The point I’m getting at is one I read in “Art & Fear ~ Observations On The Perils (and Rewards) of Artmaking.” I’ve read it twice and thoroughly enjoyed the motivating – yet brutally diminishing – theme of the book. It had a key message that stands out in my mind at this time simply due to the situation I’m in now. There is a passage discussing the difference between finding time for artmaking, and making time for artmaking. I can’t find the exact passage at the moment so I’ll do my best summarize it.

As artists, we make excuses about why we can’t sit down for a few hours to work, probably more often than we realize. There is an  endless river of “obligations” and “plans” that prevent us from reaching our serene garden of essential creative time. The issue is not the lack of time, it’s that we don’t make the time, either for fear of failing, rejection, or whatever. Unless you set aside time to do it, you may never get it done. How do you know whether you will succeed or fail if you don’t ever get around to trying? I feel it’s a struggle I share with a lot of people.

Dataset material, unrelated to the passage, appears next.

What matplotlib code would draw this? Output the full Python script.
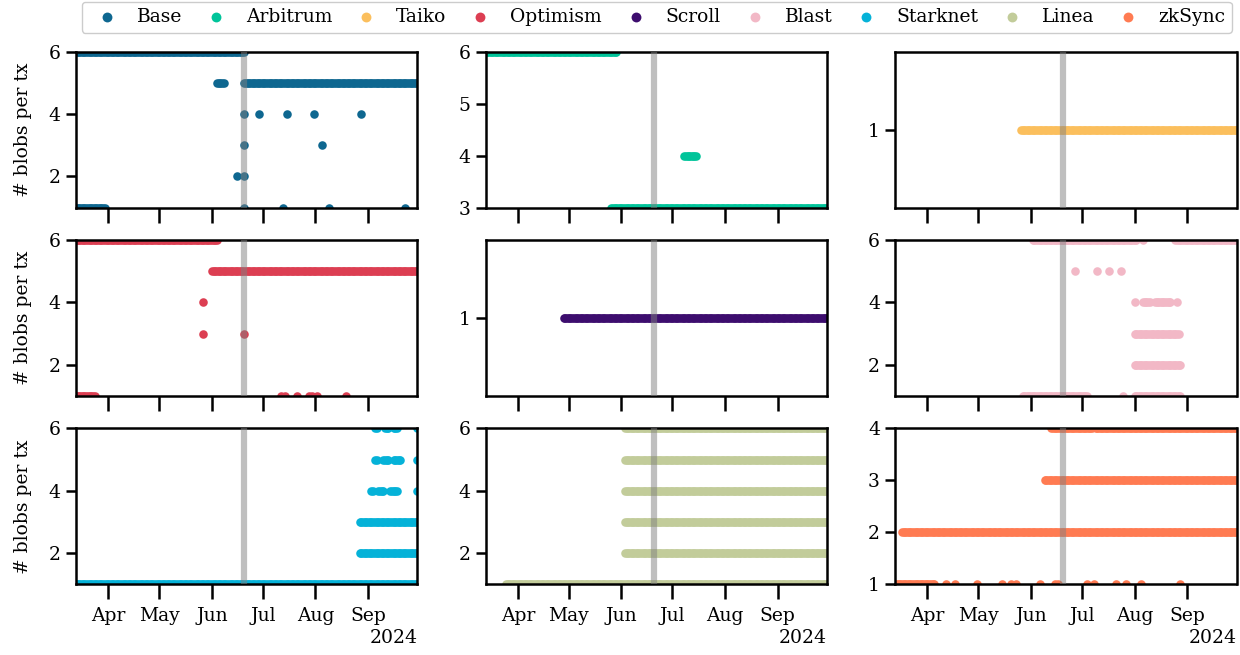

The idea of sharing struggles with millions of artists is one of the many humbling points made in the book that makes me feel less alone as an artist and part of a community, but at the same time, less unique and more “common.” It’s a good book if you want a reality check and an ego boost all wrapped into one concise read.

The book also contains quotations from various artists and historical figures at the head of each chapter. Here’s a suitable one for the end of this post. . .

Artists don’t get down to work
until the pain of working is exceeded
by the pain of
not working.
                         –Stephen DeStaebler

P.S. – Does taking the time to talk about my lack of time to create art count towards making time for creating art?